- YOUR GOAL
Write out the entire listing below exactly as it appears, minus any pictures.

--- begin MATERIAL PROVIDED ---

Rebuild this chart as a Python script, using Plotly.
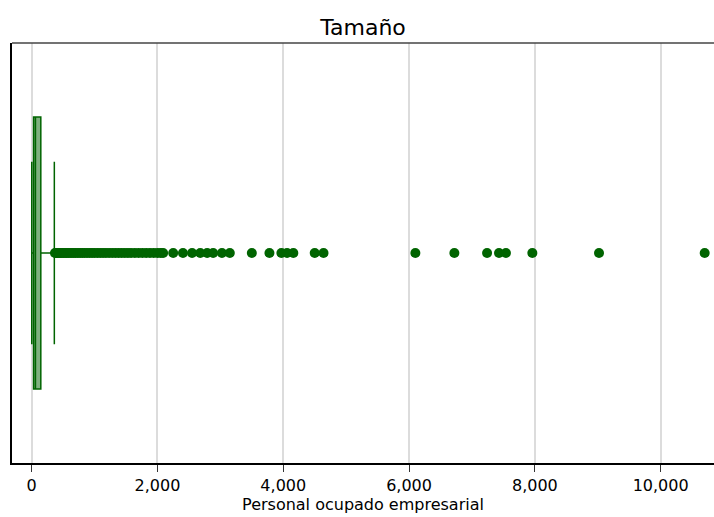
import plotly.graph_objects as go

# Box statistics (Personal ocupado empresarial)
q1 = [30]
median = [60]
q3 = [145]
lower_fence = [1]
upper_fence = [360]

outliers = [
    370, 385, 400, 420, 440, 460, 480, 505, 530, 555, 580, 610, 640, 670,
    700, 735, 770, 805, 840, 880, 920, 960, 1000, 1045, 1090, 1135, 1180,
    1230, 1280, 1330, 1380, 1430, 1480, 1530, 1580, 1640, 1700, 1760,
    1820, 1880, 1940, 2000, 2050, 2090,
    2250, 2405, 2550, 2680, 2790, 2885, 3025, 3150,
    3500, 3780, 3970, 4060, 4160, 4500, 4640,
    6100, 6720, 7240, 7430, 7540, 7960, 9020, 10700,
]

tick_vals = [0, 2000, 4000, 6000, 8000, 10000]
tick_text = ["0", "2,000", "4,000", "6,000", "8,000", "10,000"]

green = "#006400"

fig = go.Figure()
fig.add_trace(go.Box(
    y=[0], q1=q1, median=median, q3=q3,
    lowerfence=lower_fence, upperfence=upper_fence,
    orientation="h", boxpoints=False,
    width=0.648, whiskerwidth=0.67,
    fillcolor="rgba(0,100,0,0.5)",
    line=dict(color=green, width=1.5),
    showlegend=False, hoverinfo="skip",
))
fig.add_trace(go.Scatter(
    x=outliers, y=[0] * len(outliers), mode="markers",
    marker=dict(color=green, size=10, line=dict(width=0)),
    showlegend=False, cliponaxis=False,
))

fig.update_layout(
    width=714, height=517,
    margin=dict(l=12, r=0, t=43, b=54),
    paper_bgcolor="white", plot_bgcolor="white",
    font=dict(family="DejaVu Sans, Arial, sans-serif", color="black", size=16),
    title=dict(text="Tamaño", x=0.5, xref="paper", y=1 - 27 / 517, yref="container",
               yanchor="middle", xanchor="center",
               font=dict(size=22, color="black")),
    xaxis=dict(
        range=[-313, 10848], tickvals=tick_vals, ticktext=tick_text,
        showgrid=True, gridcolor="#dcdcdc", gridwidth=1.5,
        zeroline=False, showline=True, linecolor="black", linewidth=1.5,
        ticks="outside", ticklen=7, tickcolor="#333333", tickwidth=1,
        tickfont=dict(size=16),
        title=dict(text="Personal ocupado empresarial", font=dict(size=16), standoff=0),
    ),
    yaxis=dict(
        range=[-0.5, 0.5], showticklabels=False, showgrid=False, zeroline=False,
        showline=True, linecolor="black", linewidth=1.5, ticks="",
    ),
    shapes=[dict(type="line", xref="paper", yref="paper", x0=0, x1=1, y0=1, y1=1,
                 line=dict(color="#444444", width=1.5))],
)

fig.write_html("out.html", post_script="document.body.style.margin='0';",
               config={"displayModeBar": False})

--- end MATERIAL PROVIDED ---

- SOLUTION
Rebuild this chart as a Python script, using Plotly.
import plotly.graph_objects as go

# Box statistics (Personal ocupado empresarial)
q1 = [30]
median = [60]
q3 = [145]
lower_fence = [1]
upper_fence = [360]

outliers = [
    370, 385, 400, 420, 440, 460, 480, 505, 530, 555, 580, 610, 640, 670,
    700, 735, 770, 805, 840, 880, 920, 960, 1000, 1045, 1090, 1135, 1180,
    1230, 1280, 1330, 1380, 1430, 1480, 1530, 1580, 1640, 1700, 1760,
    1820, 1880, 1940, 2000, 2050, 2090,
    2250, 2405, 2550, 2680, 2790, 2885, 3025, 3150,
    3500, 3780, 3970, 4060, 4160, 4500, 4640,
    6100, 6720, 7240, 7430, 7540, 7960, 9020, 10700,
]

tick_vals = [0, 2000, 4000, 6000, 8000, 10000]
tick_text = ["0", "2,000", "4,000", "6,000", "8,000", "10,000"]

green = "#006400"

fig = go.Figure()
fig.add_trace(go.Box(
    y=[0], q1=q1, median=median, q3=q3,
    lowerfence=lower_fence, upperfence=upper_fence,
    orientation="h", boxpoints=False,
    width=0.648, whiskerwidth=0.67,
    fillcolor="rgba(0,100,0,0.5)",
    line=dict(color=green, width=1.5),
    showlegend=False, hoverinfo="skip",
))
fig.add_trace(go.Scatter(
    x=outliers, y=[0] * len(outliers), mode="markers",
    marker=dict(color=green, size=10, line=dict(width=0)),
    showlegend=False, cliponaxis=False,
))

fig.update_layout(
    width=714, height=517,
    margin=dict(l=12, r=0, t=43, b=54),
    paper_bgcolor="white", plot_bgcolor="white",
    font=dict(family="DejaVu Sans, Arial, sans-serif", color="black", size=16),
    title=dict(text="Tamaño", x=0.5, xref="paper", y=1 - 27 / 517, yref="container",
               yanchor="middle", xanchor="center",
               font=dict(size=22, color="black")),
    xaxis=dict(
        range=[-313, 10848], tickvals=tick_vals, ticktext=tick_text,
        showgrid=True, gridcolor="#dcdcdc", gridwidth=1.5,
        zeroline=False, showline=True, linecolor="black", linewidth=1.5,
        ticks="outside", ticklen=7, tickcolor="#333333", tickwidth=1,
        tickfont=dict(size=16),
        title=dict(text="Personal ocupado empresarial", font=dict(size=16), standoff=0),
    ),
    yaxis=dict(
        range=[-0.5, 0.5], showticklabels=False, showgrid=False, zeroline=False,
        showline=True, linecolor="black", linewidth=1.5, ticks="",
    ),
    shapes=[dict(type="line", xref="paper", yref="paper", x0=0, x1=1, y0=1, y1=1,
                 line=dict(color="#444444", width=1.5))],
)

fig.write_html("out.html", post_script="document.body.style.margin='0';",
               config={"displayModeBar": False})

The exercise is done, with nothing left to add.